In November 2013, the Ottawa Sun reported that the prison in Hull, Quebec, increased security after a small drone was spotted flying near the prison walls. The drone was never caught, so it was never determined whether it was carrying any contraband, but the prison staff seemed to have already gotten used to dealing with drug-carrying UAVs.

“This sort of thing happens often in prisons all across Quebec,” Stephane Lemaire, president of Quebec’s correctional officers’ union, told the Sun. “Usually the drones are carrying small packages of drugs or other illicit substances.”

In the past year or two, similar cases have been reported around prisons in Melbourne, Australia; Dublin, Ireland; Sao Paolo, Brazil; and Bishopville, South Carolina. The trend even dates as far back as 2011, when Russian authorities busted a plot to deliver 700 grams of heroin to a prison inmate with a remote-controlled helicopter.

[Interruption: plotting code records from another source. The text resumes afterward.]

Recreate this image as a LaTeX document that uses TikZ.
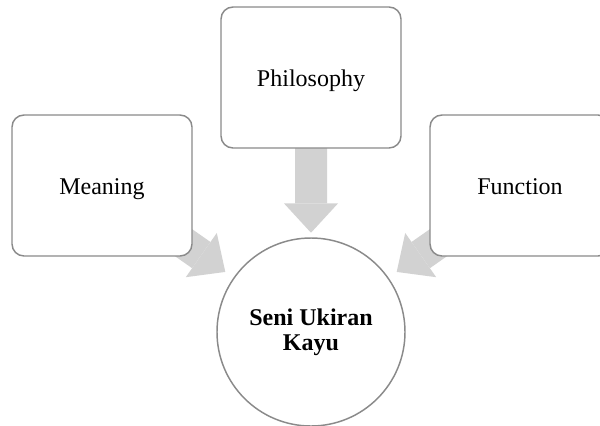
\documentclass[tikz,border=0pt]{standalone}
\usepackage{fontspec}
\setmainfont{Liberation Serif}
\usetikzlibrary{calc,arrows.meta,backgrounds}

\definecolor{boxgray}{RGB}{138,138,138}
\definecolor{arrowgray}{RGB}{210,210,210}

\tikzset{
  topic/.style={draw=boxgray, line width=1.1pt, fill=white, rounded corners=9pt,
    minimum width=135pt, minimum height=105.75pt, text height=12.8pt, text depth=0pt,
    font=\fontsize{18}{21}\selectfont},
  hub/.style={circle, draw=boxgray, line width=1.1pt, fill=white, minimum size=141pt,
    inner sep=0pt, align=center, font=\fontsize{18}{18.5}\selectfont\bfseries},
  flow/.style={draw=arrowgray, line width=24pt,
    -{Triangle[length=22pt,width=40.5pt,line width=0pt,fill=arrowgray]}},
}

\begin{document}
\begin{tikzpicture}[x=0.75pt,y=0.75pt,yscale=-1,xscale=1]
\path[use as bounding box, clip] (0,0) rectangle (600,425);

% Boxes
\node[topic] (meaning) at (102,185.5) {Meaning};
\node[topic] (philo) at (311,77.5) {Philosophy};
\node[topic] (function) at (520,185.5) {Function};
% Centre circle
\node[hub] (seni) at (311,332) {Seni Ukiran\\Kayu};

% Block arrows, behind the boxes
\begin{scope}[on background layer]
\draw[flow] ($(meaning)!0.25!(seni)$) -- ($(meaning)!0.59!(seni)$);
\draw[flow] ($(philo)!0.25!(seni)$) -- ($(philo)!0.61!(seni)$);
\draw[flow] ($(function)!0.25!(seni)$) -- ($(function)!0.59!(seni)$);
\end{scope}

\end{tikzpicture}
\end{document}
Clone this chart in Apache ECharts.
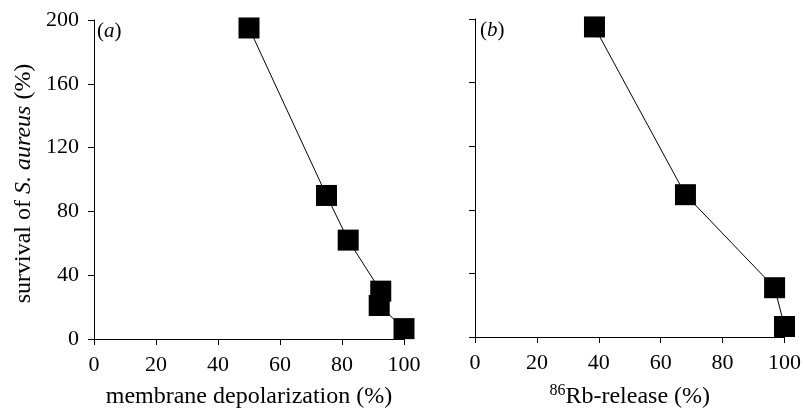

Several reports have claimed over the past five years that drug cartels are designing and building their own drones solely for the purpose of delivery purposes, Motherboard reported in June. This shouldn’t come as much of a surprise given the creativity drug smugglers have shown while figuring out how to get drugs across international borders (personally, I recommend Popular Science’s roundup of interesting drug delivery tools, which includes a giant catapult built for hurling large quantities of marijuana over the U.S.-Mexico border).

So this kind of story will attract attention for now, but it won’t be long until it’s too common to care about.